_Exercise objective_: Write out the listing below in full and exactly, leaving out every picture.
BEGIN Information provided
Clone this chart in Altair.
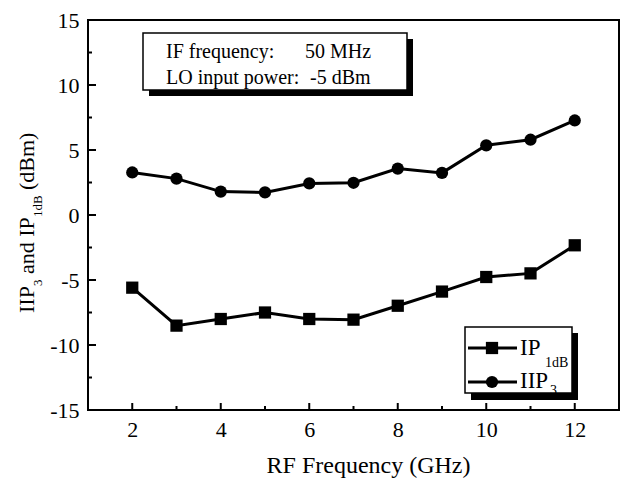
import altair as alt
import pandas as pd

# ---- data ----
freq = [2, 3, 4, 5, 6, 7, 8, 9, 10, 11, 12]
iip3 = [3.27, 2.80, 1.80, 1.74, 2.43, 2.48, 3.57, 3.24, 5.36, 5.79, 7.27]
ip1db = [-5.59, -8.51, -8.00, -7.50, -8.00, -8.05, -6.98, -5.89, -4.77, -4.49, -2.33]

x_major = [2, 4, 6, 8, 10, 12]
x_minor = [3, 5, 7, 9, 11]
y_labels = [-15, -10, -5, 0, 5, 10, 15]
y_major = [-10, -5, 0, 5, 10]
y_minor = [-12.5, -7.5, -2.5, 2.5, 7.5, 12.5]

W, H = 531, 390
FONT = "Liberation Serif"

xs = alt.Scale(domain=[1, 13], nice=False, zero=False)
ys = alt.Scale(domain=[-15, 15], nice=False, zero=False)

df = pd.DataFrame({
    "f": freq * 2,
    "v": ip1db + iip3,
    "s": ["IP1dB"] * len(freq) + ["IIP3"] * len(freq),
})

xaxis = alt.Axis(values=x_major, ticks=False, domain=False, grid=False,
                 labelFont=FONT, labelFontSize=22, labelColor="black", labelPadding=9,
                 title="RF Frequency (GHz)", titleFont=FONT, titleFontSize=24,
                 titleFontWeight="normal", titleColor="black",
                 titleX=280, titleY=62, titleBaseline="alphabetic")
yaxis = alt.Axis(values=y_labels, ticks=False, domain=False, grid=False,
                 labelFont=FONT, labelFontSize=22, labelColor="black", labelPadding=9,
                 title=None, labelExpr="toString(datum.value)")

base = alt.Chart(df).encode(
    x=alt.X("f:Q", scale=xs, axis=xaxis),
    y=alt.Y("v:Q", scale=ys, axis=yaxis),
    detail="s:N",
)
lines = base.mark_line(color="black", strokeWidth=3)
pts = base.mark_point(filled=True, color="black", opacity=1, size=150).encode(
    shape=alt.Shape("s:N", scale=alt.Scale(domain=["IP1dB", "IIP3"], range=["square", "circle"]), legend=None)
)

# inward ticks
def xticks(vals, length):
    return alt.Chart(pd.DataFrame({"f": vals})).mark_rule(color="black", strokeWidth=2).encode(
        x=alt.X("f:Q", scale=xs), y=alt.value(H), y2=alt.value(H - length))

def yticks(vals, length):
    return alt.Chart(pd.DataFrame({"v": vals})).mark_rule(color="black", strokeWidth=2).encode(
        y=alt.Y("v:Q", scale=ys), x=alt.value(0), x2=alt.value(length))

one = pd.DataFrame({"a": [0]})

def rect(x1, y1, x2, y2, fill, stroke=None):
    kw = dict(fill=fill)
    if stroke:
        kw.update(stroke=stroke, strokeWidth=1.5)
    return alt.Chart(one).mark_rect(**kw).encode(
        x=alt.value(x1), x2=alt.value(x2), y=alt.value(y1), y2=alt.value(y2))

def txt(s, x, y, size, angle=0):
    kw = dict(text=s, font=FONT, fontSize=size, align="left", baseline="alphabetic",
              color="black", fill="black")
    if angle:
        kw["angle"] = angle
    return alt.Chart(one).mark_text(**kw).encode(x=alt.value(x), y=alt.value(y))

def hline(x1, x2, y):
    return alt.Chart(one).mark_rule(color="black", strokeWidth=3).encode(
        x=alt.value(x1), x2=alt.value(x2), y=alt.value(y))

def marker(x, y, shape):
    return alt.Chart(one).mark_point(filled=True, color="black", opacity=1, size=150, shape=shape).encode(
        x=alt.value(x), y=alt.value(y))

layers = [
    lines, pts,
    xticks(x_major, 7), xticks(x_minor, 4),
    yticks(y_major, 8), yticks(y_minor, 4),
    # annotation box
    rect(61, 19, 325, 76, "black"),
    rect(55, 13, 319, 70, "white", "black"),
    txt("IF frequency:", 78, 38, 20), txt("50 MHz", 217, 38, 20),
    txt("LO input power:", 78, 64, 20), txt("-5 dBm", 222, 64, 20),
    # legend box
    rect(383, 313, 490, 380, "black"),
    rect(377, 307, 484, 373, "white", "black"),
    hline(380, 429, 328), marker(404, 328, "square"),
    hline(380, 429, 362), marker(404, 362, "circle"),
    txt("IP", 432, 335, 23), txt("1dB", 457, 347, 14),
    txt("IIP", 432, 368, 23), txt("3", 462, 375, 14),
    # y-axis title with subscripts
    txt("IIP", -54, 293, 22, 270), txt("3", -46, 266, 13, 270),
    txt("and IP", -54, 254, 22, 270), txt("1dB", -46, 197, 13, 270),
    txt("(dBm)", -54, 170, 22, 270),
]

chart = alt.layer(*layers).properties(
    width=W, height=H,
    padding={"left": 80, "top": 12, "right": 1, "bottom": 70},
    autosize="none",
    background="white",
).configure_view(stroke="black", strokeWidth=2)

chart.save("out.html", embed_options={"renderer": "svg", "actions": False})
END Information provided
_Correct answer_:
Clone this chart in Altair.
import altair as alt
import pandas as pd

# ---- data ----
freq = [2, 3, 4, 5, 6, 7, 8, 9, 10, 11, 12]
iip3 = [3.27, 2.80, 1.80, 1.74, 2.43, 2.48, 3.57, 3.24, 5.36, 5.79, 7.27]
ip1db = [-5.59, -8.51, -8.00, -7.50, -8.00, -8.05, -6.98, -5.89, -4.77, -4.49, -2.33]

x_major = [2, 4, 6, 8, 10, 12]
x_minor = [3, 5, 7, 9, 11]
y_labels = [-15, -10, -5, 0, 5, 10, 15]
y_major = [-10, -5, 0, 5, 10]
y_minor = [-12.5, -7.5, -2.5, 2.5, 7.5, 12.5]

W, H = 531, 390
FONT = "Liberation Serif"

xs = alt.Scale(domain=[1, 13], nice=False, zero=False)
ys = alt.Scale(domain=[-15, 15], nice=False, zero=False)

df = pd.DataFrame({
    "f": freq * 2,
    "v": ip1db + iip3,
    "s": ["IP1dB"] * len(freq) + ["IIP3"] * len(freq),
})

xaxis = alt.Axis(values=x_major, ticks=False, domain=False, grid=False,
                 labelFont=FONT, labelFontSize=22, labelColor="black", labelPadding=9,
                 title="RF Frequency (GHz)", titleFont=FONT, titleFontSize=24,
                 titleFontWeight="normal", titleColor="black",
                 titleX=280, titleY=62, titleBaseline="alphabetic")
yaxis = alt.Axis(values=y_labels, ticks=False, domain=False, grid=False,
                 labelFont=FONT, labelFontSize=22, labelColor="black", labelPadding=9,
                 title=None, labelExpr="toString(datum.value)")

base = alt.Chart(df).encode(
    x=alt.X("f:Q", scale=xs, axis=xaxis),
    y=alt.Y("v:Q", scale=ys, axis=yaxis),
    detail="s:N",
)
lines = base.mark_line(color="black", strokeWidth=3)
pts = base.mark_point(filled=True, color="black", opacity=1, size=150).encode(
    shape=alt.Shape("s:N", scale=alt.Scale(domain=["IP1dB", "IIP3"], range=["square", "circle"]), legend=None)
)

# inward ticks
def xticks(vals, length):
    return alt.Chart(pd.DataFrame({"f": vals})).mark_rule(color="black", strokeWidth=2).encode(
        x=alt.X("f:Q", scale=xs), y=alt.value(H), y2=alt.value(H - length))

def yticks(vals, length):
    return alt.Chart(pd.DataFrame({"v": vals})).mark_rule(color="black", strokeWidth=2).encode(
        y=alt.Y("v:Q", scale=ys), x=alt.value(0), x2=alt.value(length))

one = pd.DataFrame({"a": [0]})

def rect(x1, y1, x2, y2, fill, stroke=None):
    kw = dict(fill=fill)
    if stroke:
        kw.update(stroke=stroke, strokeWidth=1.5)
    return alt.Chart(one).mark_rect(**kw).encode(
        x=alt.value(x1), x2=alt.value(x2), y=alt.value(y1), y2=alt.value(y2))

def txt(s, x, y, size, angle=0):
    kw = dict(text=s, font=FONT, fontSize=size, align="left", baseline="alphabetic",
              color="black", fill="black")
    if angle:
        kw["angle"] = angle
    return alt.Chart(one).mark_text(**kw).encode(x=alt.value(x), y=alt.value(y))

def hline(x1, x2, y):
    return alt.Chart(one).mark_rule(color="black", strokeWidth=3).encode(
        x=alt.value(x1), x2=alt.value(x2), y=alt.value(y))

def marker(x, y, shape):
    return alt.Chart(one).mark_point(filled=True, color="black", opacity=1, size=150, shape=shape).encode(
        x=alt.value(x), y=alt.value(y))

layers = [
    lines, pts,
    xticks(x_major, 7), xticks(x_minor, 4),
    yticks(y_major, 8), yticks(y_minor, 4),
    # annotation box
    rect(61, 19, 325, 76, "black"),
    rect(55, 13, 319, 70, "white", "black"),
    txt("IF frequency:", 78, 38, 20), txt("50 MHz", 217, 38, 20),
    txt("LO input power:", 78, 64, 20), txt("-5 dBm", 222, 64, 20),
    # legend box
    rect(383, 313, 490, 380, "black"),
    rect(377, 307, 484, 373, "white", "black"),
    hline(380, 429, 328), marker(404, 328, "square"),
    hline(380, 429, 362), marker(404, 362, "circle"),
    txt("IP", 432, 335, 23), txt("1dB", 457, 347, 14),
    txt("IIP", 432, 368, 23), txt("3", 462, 375, 14),
    # y-axis title with subscripts
    txt("IIP", -54, 293, 22, 270), txt("3", -46, 266, 13, 270),
    txt("and IP", -54, 254, 22, 270), txt("1dB", -46, 197, 13, 270),
    txt("(dBm)", -54, 170, 22, 270),
]

chart = alt.layer(*layers).properties(
    width=W, height=H,
    padding={"left": 80, "top": 12, "right": 1, "bottom": 70},
    autosize="none",
    background="white",
).configure_view(stroke="black", strokeWidth=2)

chart.save("out.html", embed_options={"renderer": "svg", "actions": False})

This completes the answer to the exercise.